● SOURCE DATA:
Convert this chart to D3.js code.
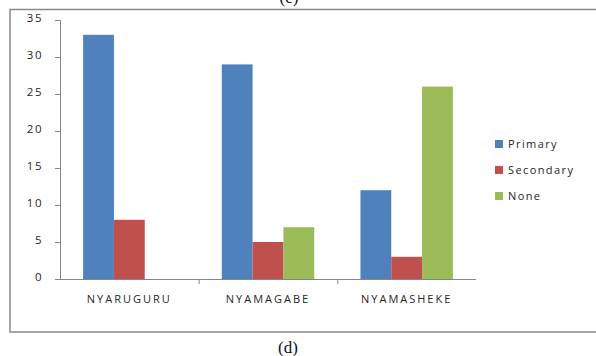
<!DOCTYPE html>
<html>
<head>
<meta charset="utf-8">
<script src="https://cdn.jsdelivr.net/npm/d3@7"></script>
<style>
  html, body { margin: 0; padding: 0; background: #fff; }
  svg { display: block; }
  .lbl { font-family: "Open Sans", "Liberation Sans", sans-serif; fill: #262626; }
</style>
</head>
<body>
<svg id="chart" width="596" height="356"></svg>
<script>
// District education levels
const categories = ["NYARUGURU", "NYAMAGABE", "NYAMASHEKE"];
const seriesNames = ["Primary", "Secondary", "None"];
const primary = [33, 29, 12];
const secondary = [8, 5, 3];
const none = [0, 7, 26];
const yTicks = [0, 5, 10, 15, 20, 25, 30, 35];
const colors = ["#4F81BD", "#C0504D", "#9BBB59"];

const seriesValues = [primary, secondary, none];
const rows = categories.map((c, i) => ({
  category: c,
  values: seriesNames.map((s, j) => ({ series: s, value: seriesValues[j][i] }))
}));

const svg = d3.select("#chart");

// Outer frame of the chart panel
svg.append("rect")
  .attr("x", 10).attr("y", 9.5)
  .attr("width", 620).attr("height", 322.5)
  .attr("fill", "none").attr("stroke", "#8a8a8a").attr("stroke-width", 1.5);

// Caption of the panel above (only its lower part is visible)
svg.append("text")
  .attr("x", 289).attr("y", 3)
  .attr("text-anchor", "middle")
  .attr("font-family", "Liberation Serif, Times New Roman, serif")
  .attr("font-size", 17).attr("fill", "#111")
  .text("(c)");

const plot = { left: 60, right: 476, top: 20, bottom: 279 };

const y = d3.scaleLinear().domain([0, 35]).range([plot.bottom, plot.top]);
const x0 = d3.scaleBand().domain(categories).range([plot.left, plot.right]).padding(0);
const x1 = d3.scaleBand().domain(seriesNames).range([0, x0.bandwidth()])
  .paddingInner(0).paddingOuter(0.75);
const color = d3.scaleOrdinal().domain(seriesNames).range(colors);

// Bars
const groups = svg.append("g").selectAll("g").data(rows).join("g")
  .attr("transform", d => `translate(${x0(d.category)},0)`);
groups.selectAll("rect").data(d => d.values).join("rect")
  .attr("x", d => x1(d.series))
  .attr("y", d => y(d.value))
  .attr("width", x1.bandwidth())
  .attr("height", d => y(0) - y(d.value))
  .attr("fill", d => color(d.series));

// Y axis
const yAxis = svg.append("g")
  .attr("transform", `translate(${plot.left},0)`)
  .call(d3.axisLeft(y).tickValues(yTicks).tickSize(5).tickPadding(12));
yAxis.select(".domain").attr("stroke", "#868686");
yAxis.selectAll(".tick line").attr("stroke", "#868686");
yAxis.selectAll(".tick text")
  .attr("class", "lbl").attr("font-size", 11.5)
  .attr("letter-spacing", 1.5)
  .attr("dy", "0.1em");

// X axis: tick marks sit on the category boundaries
const xb = d3.scaleLinear().domain([0, categories.length]).range([plot.left, plot.right]);
const xAxis = svg.append("g")
  .attr("transform", `translate(0,${plot.bottom})`)
  .call(d3.axisBottom(xb).tickValues([1, 2]).tickSize(5).tickFormat(""));
xAxis.select(".domain").attr("stroke", "#868686").attr("d", `M${plot.left - 5},0.5H${plot.right}`);
xAxis.selectAll(".tick line").attr("stroke", "#868686");

const xLabels = svg.append("g")
  .attr("transform", `translate(0,${plot.bottom})`)
  .call(d3.axisBottom(x0).tickSize(0).tickPadding(16));
xLabels.select(".domain").remove();
xLabels.selectAll(".tick text")
  .attr("class", "lbl").attr("font-size", 11)
  .attr("letter-spacing", 2);

// Legend
const legend = svg.append("g").attr("transform", "translate(495,144)");
const items = legend.selectAll("g").data(seriesNames).join("g")
  .attr("transform", (d, i) => `translate(0,${i * 26})`);
items.append("rect")
  .attr("x", 0).attr("y", -4).attr("width", 8).attr("height", 8)
  .attr("fill", d => color(d));
items.append("text")
  .attr("class", "lbl")
  .attr("x", 13).attr("y", 0).attr("dy", "0.35em")
  .attr("font-size", 11).attr("letter-spacing", 1.4)
  .text(d => d);

// Caption
svg.append("text")
  .attr("x", 288).attr("y", 353)
  .attr("text-anchor", "middle")
  .attr("font-family", "Liberation Serif, Times New Roman, serif")
  .attr("font-size", 17).attr("fill", "#111")
  .text("(d)");
</script>
</body>
</html>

● STATED EXERCISE: Your copy of the data above should match it exactly, except that pictures are left out.

● RESULT OF THE TASK:
Convert this chart to D3.js code.
<!DOCTYPE html>
<html>
<head>
<meta charset="utf-8">
<script src="https://cdn.jsdelivr.net/npm/d3@7"></script>
<style>
  html, body { margin: 0; padding: 0; background: #fff; }
  svg { display: block; }
  .lbl { font-family: "Open Sans", "Liberation Sans", sans-serif; fill: #262626; }
</style>
</head>
<body>
<svg id="chart" width="596" height="356"></svg>
<script>
// District education levels
const categories = ["NYARUGURU", "NYAMAGABE", "NYAMASHEKE"];
const seriesNames = ["Primary", "Secondary", "None"];
const primary = [33, 29, 12];
const secondary = [8, 5, 3];
const none = [0, 7, 26];
const yTicks = [0, 5, 10, 15, 20, 25, 30, 35];
const colors = ["#4F81BD", "#C0504D", "#9BBB59"];

const seriesValues = [primary, secondary, none];
const rows = categories.map((c, i) => ({
  category: c,
  values: seriesNames.map((s, j) => ({ series: s, value: seriesValues[j][i] }))
}));

const svg = d3.select("#chart");

// Outer frame of the chart panel
svg.append("rect")
  .attr("x", 10).attr("y", 9.5)
  .attr("width", 620).attr("height", 322.5)
  .attr("fill", "none").attr("stroke", "#8a8a8a").attr("stroke-width", 1.5);

// Caption of the panel above (only its lower part is visible)
svg.append("text")
  .attr("x", 289).attr("y", 3)
  .attr("text-anchor", "middle")
  .attr("font-family", "Liberation Serif, Times New Roman, serif")
  .attr("font-size", 17).attr("fill", "#111")
  .text("(c)");

const plot = { left: 60, right: 476, top: 20, bottom: 279 };

const y = d3.scaleLinear().domain([0, 35]).range([plot.bottom, plot.top]);
const x0 = d3.scaleBand().domain(categories).range([plot.left, plot.right]).padding(0);
const x1 = d3.scaleBand().domain(seriesNames).range([0, x0.bandwidth()])
  .paddingInner(0).paddingOuter(0.75);
const color = d3.scaleOrdinal().domain(seriesNames).range(colors);

// Bars
const groups = svg.append("g").selectAll("g").data(rows).join("g")
  .attr("transform", d => `translate(${x0(d.category)},0)`);
groups.selectAll("rect").data(d => d.values).join("rect")
  .attr("x", d => x1(d.series))
  .attr("y", d => y(d.value))
  .attr("width", x1.bandwidth())
  .attr("height", d => y(0) - y(d.value))
  .attr("fill", d => color(d.series));

// Y axis
const yAxis = svg.append("g")
  .attr("transform", `translate(${plot.left},0)`)
  .call(d3.axisLeft(y).tickValues(yTicks).tickSize(5).tickPadding(12));
yAxis.select(".domain").attr("stroke", "#868686");
yAxis.selectAll(".tick line").attr("stroke", "#868686");
yAxis.selectAll(".tick text")
  .attr("class", "lbl").attr("font-size", 11.5)
  .attr("letter-spacing", 1.5)
  .attr("dy", "0.1em");

// X axis: tick marks sit on the category boundaries
const xb = d3.scaleLinear().domain([0, categories.length]).range([plot.left, plot.right]);
const xAxis = svg.append("g")
  .attr("transform", `translate(0,${plot.bottom})`)
  .call(d3.axisBottom(xb).tickValues([1, 2]).tickSize(5).tickFormat(""));
xAxis.select(".domain").attr("stroke", "#868686").attr("d", `M${plot.left - 5},0.5H${plot.right}`);
xAxis.selectAll(".tick line").attr("stroke", "#868686");

const xLabels = svg.append("g")
  .attr("transform", `translate(0,${plot.bottom})`)
  .call(d3.axisBottom(x0).tickSize(0).tickPadding(16));
xLabels.select(".domain").remove();
xLabels.selectAll(".tick text")
  .attr("class", "lbl").attr("font-size", 11)
  .attr("letter-spacing", 2);

// Legend
const legend = svg.append("g").attr("transform", "translate(495,144)");
const items = legend.selectAll("g").data(seriesNames).join("g")
  .attr("transform", (d, i) => `translate(0,${i * 26})`);
items.append("rect")
  .attr("x", 0).attr("y", -4).attr("width", 8).attr("height", 8)
  .attr("fill", d => color(d));
items.append("text")
  .attr("class", "lbl")
  .attr("x", 13).attr("y", 0).attr("dy", "0.35em")
  .attr("font-size", 11).attr("letter-spacing", 1.4)
  .text(d => d);

// Caption
svg.append("text")
  .attr("x", 288).attr("y", 353)
  .attr("text-anchor", "middle")
  .attr("font-family", "Liberation Serif, Times New Roman, serif")
  .attr("font-size", 17).attr("fill", "#111")
  .text("(d)");
</script>
</body>
</html>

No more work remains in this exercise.